*The problem*. Your output must be the lines below from the line containing "Emit a LaTeX" to the line containing "(pg) at (375,21)", both lines included, reproduced exactly and without pictures.

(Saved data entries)
* Start *
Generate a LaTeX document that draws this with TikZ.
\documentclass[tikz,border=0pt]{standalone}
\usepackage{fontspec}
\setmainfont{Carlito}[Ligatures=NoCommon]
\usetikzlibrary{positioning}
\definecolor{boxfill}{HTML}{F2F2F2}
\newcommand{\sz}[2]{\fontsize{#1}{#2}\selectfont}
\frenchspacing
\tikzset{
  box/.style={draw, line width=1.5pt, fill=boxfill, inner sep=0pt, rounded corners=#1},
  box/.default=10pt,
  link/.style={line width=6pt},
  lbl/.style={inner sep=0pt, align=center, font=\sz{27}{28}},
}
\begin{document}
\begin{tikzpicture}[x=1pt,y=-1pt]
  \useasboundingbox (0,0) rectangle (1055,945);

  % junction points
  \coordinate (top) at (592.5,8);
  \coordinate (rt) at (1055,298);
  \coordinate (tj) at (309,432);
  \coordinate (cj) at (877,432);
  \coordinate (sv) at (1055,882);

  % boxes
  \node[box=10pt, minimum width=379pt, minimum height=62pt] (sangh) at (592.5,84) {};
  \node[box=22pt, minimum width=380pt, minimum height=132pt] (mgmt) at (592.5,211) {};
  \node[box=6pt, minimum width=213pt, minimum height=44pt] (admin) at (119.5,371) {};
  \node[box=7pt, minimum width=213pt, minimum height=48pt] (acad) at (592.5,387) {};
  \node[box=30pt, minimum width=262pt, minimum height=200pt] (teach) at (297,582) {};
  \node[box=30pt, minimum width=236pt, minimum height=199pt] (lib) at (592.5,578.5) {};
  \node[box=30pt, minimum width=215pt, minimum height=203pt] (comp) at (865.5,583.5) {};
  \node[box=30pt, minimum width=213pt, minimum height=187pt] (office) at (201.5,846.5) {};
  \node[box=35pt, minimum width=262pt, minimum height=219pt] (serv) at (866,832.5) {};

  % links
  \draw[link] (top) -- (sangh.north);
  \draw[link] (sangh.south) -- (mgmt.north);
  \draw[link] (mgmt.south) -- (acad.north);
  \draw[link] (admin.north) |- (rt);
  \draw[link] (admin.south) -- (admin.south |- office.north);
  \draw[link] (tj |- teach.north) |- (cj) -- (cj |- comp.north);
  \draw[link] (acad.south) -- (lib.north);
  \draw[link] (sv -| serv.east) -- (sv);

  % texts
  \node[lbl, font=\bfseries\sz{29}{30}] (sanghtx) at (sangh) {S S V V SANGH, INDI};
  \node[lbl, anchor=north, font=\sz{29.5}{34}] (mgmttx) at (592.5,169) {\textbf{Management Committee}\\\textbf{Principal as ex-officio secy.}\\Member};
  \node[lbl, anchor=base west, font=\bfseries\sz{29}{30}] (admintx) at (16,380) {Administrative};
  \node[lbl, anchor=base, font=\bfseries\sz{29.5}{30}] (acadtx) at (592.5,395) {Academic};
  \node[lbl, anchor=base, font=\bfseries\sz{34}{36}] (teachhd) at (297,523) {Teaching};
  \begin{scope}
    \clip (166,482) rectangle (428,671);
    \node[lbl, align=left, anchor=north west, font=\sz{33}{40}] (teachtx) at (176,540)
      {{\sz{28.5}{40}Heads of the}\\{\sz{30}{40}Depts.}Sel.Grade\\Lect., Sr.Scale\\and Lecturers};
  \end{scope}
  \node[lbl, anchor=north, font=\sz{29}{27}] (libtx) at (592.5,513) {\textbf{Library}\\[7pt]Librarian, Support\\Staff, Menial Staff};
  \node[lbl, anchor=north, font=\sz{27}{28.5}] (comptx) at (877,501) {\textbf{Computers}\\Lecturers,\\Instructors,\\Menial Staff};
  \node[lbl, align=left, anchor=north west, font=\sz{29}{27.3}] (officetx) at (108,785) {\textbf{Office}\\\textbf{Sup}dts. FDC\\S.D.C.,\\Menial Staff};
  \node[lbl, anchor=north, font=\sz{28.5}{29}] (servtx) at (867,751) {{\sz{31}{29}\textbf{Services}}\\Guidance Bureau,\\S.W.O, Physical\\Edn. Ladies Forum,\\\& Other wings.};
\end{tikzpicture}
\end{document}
* End *
* Start *
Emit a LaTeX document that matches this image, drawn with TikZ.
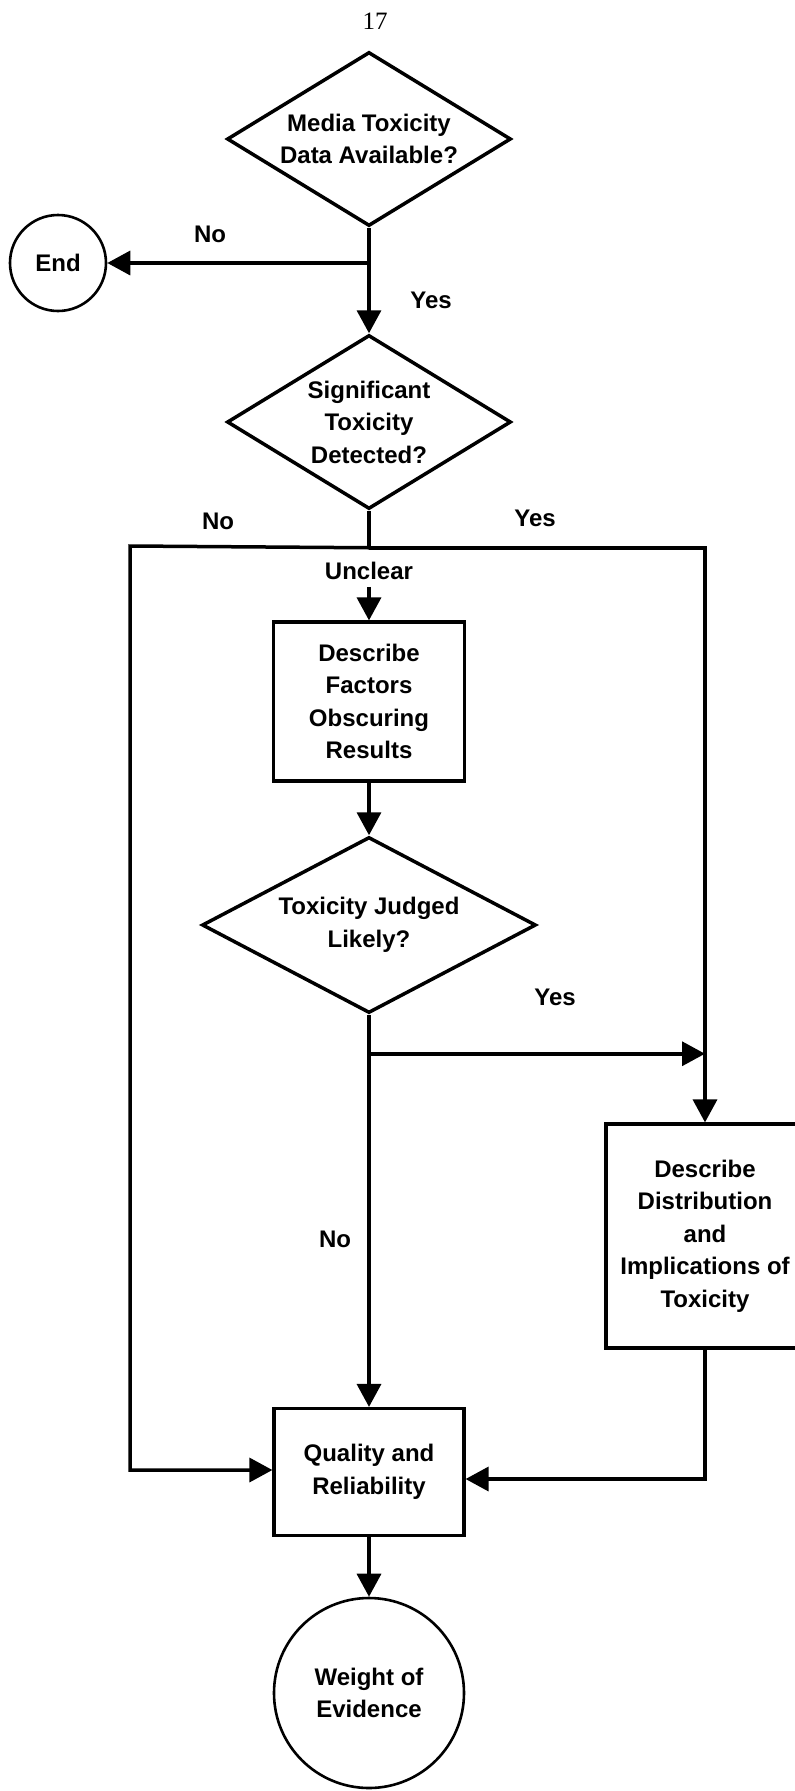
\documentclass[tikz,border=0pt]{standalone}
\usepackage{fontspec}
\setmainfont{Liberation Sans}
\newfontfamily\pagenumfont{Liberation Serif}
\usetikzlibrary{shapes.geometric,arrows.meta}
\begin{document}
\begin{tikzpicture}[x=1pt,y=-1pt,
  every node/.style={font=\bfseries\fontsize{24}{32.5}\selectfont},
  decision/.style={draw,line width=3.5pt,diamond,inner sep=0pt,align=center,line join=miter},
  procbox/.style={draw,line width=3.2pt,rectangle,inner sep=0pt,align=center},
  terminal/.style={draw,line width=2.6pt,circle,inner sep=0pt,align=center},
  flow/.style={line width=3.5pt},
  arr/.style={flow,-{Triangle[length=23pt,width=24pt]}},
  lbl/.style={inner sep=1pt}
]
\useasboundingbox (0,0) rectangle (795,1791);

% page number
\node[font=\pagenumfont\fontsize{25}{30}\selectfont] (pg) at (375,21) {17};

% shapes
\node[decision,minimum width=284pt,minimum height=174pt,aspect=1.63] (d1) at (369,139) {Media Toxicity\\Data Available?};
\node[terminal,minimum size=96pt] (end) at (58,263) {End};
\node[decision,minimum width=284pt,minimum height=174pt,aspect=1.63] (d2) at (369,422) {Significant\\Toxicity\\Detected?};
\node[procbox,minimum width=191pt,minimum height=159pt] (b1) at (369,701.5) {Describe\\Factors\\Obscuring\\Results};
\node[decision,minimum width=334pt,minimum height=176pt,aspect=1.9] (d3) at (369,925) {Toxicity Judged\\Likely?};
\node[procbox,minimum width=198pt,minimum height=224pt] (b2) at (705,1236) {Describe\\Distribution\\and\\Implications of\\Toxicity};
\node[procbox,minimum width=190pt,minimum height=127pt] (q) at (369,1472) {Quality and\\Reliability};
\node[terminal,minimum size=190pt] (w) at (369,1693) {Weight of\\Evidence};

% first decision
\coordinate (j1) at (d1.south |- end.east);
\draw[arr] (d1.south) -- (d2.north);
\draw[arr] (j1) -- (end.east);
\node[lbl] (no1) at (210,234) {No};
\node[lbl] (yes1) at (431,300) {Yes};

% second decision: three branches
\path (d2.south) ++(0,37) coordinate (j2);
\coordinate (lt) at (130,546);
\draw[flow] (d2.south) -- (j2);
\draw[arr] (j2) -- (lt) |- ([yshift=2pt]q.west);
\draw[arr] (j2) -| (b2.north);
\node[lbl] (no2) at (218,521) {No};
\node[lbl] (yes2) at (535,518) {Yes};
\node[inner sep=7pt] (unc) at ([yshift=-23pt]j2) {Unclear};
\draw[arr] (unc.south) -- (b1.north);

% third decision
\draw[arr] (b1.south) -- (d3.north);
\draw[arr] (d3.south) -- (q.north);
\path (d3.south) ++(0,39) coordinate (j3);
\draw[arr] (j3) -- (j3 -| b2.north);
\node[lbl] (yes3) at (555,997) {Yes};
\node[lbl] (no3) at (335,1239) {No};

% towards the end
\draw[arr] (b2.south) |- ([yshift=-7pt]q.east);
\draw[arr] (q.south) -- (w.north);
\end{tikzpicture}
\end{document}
* End *
*Response to the task*.
Emit a LaTeX document that matches this image, drawn with TikZ.
\documentclass[tikz,border=0pt]{standalone}
\usepackage{fontspec}
\setmainfont{Liberation Sans}
\newfontfamily\pagenumfont{Liberation Serif}
\usetikzlibrary{shapes.geometric,arrows.meta}
\begin{document}
\begin{tikzpicture}[x=1pt,y=-1pt,
  every node/.style={font=\bfseries\fontsize{24}{32.5}\selectfont},
  decision/.style={draw,line width=3.5pt,diamond,inner sep=0pt,align=center,line join=miter},
  procbox/.style={draw,line width=3.2pt,rectangle,inner sep=0pt,align=center},
  terminal/.style={draw,line width=2.6pt,circle,inner sep=0pt,align=center},
  flow/.style={line width=3.5pt},
  arr/.style={flow,-{Triangle[length=23pt,width=24pt]}},
  lbl/.style={inner sep=1pt}
]
\useasboundingbox (0,0) rectangle (795,1791);

% page number
\node[font=\pagenumfont\fontsize{25}{30}\selectfont] (pg) at (375,21) {17};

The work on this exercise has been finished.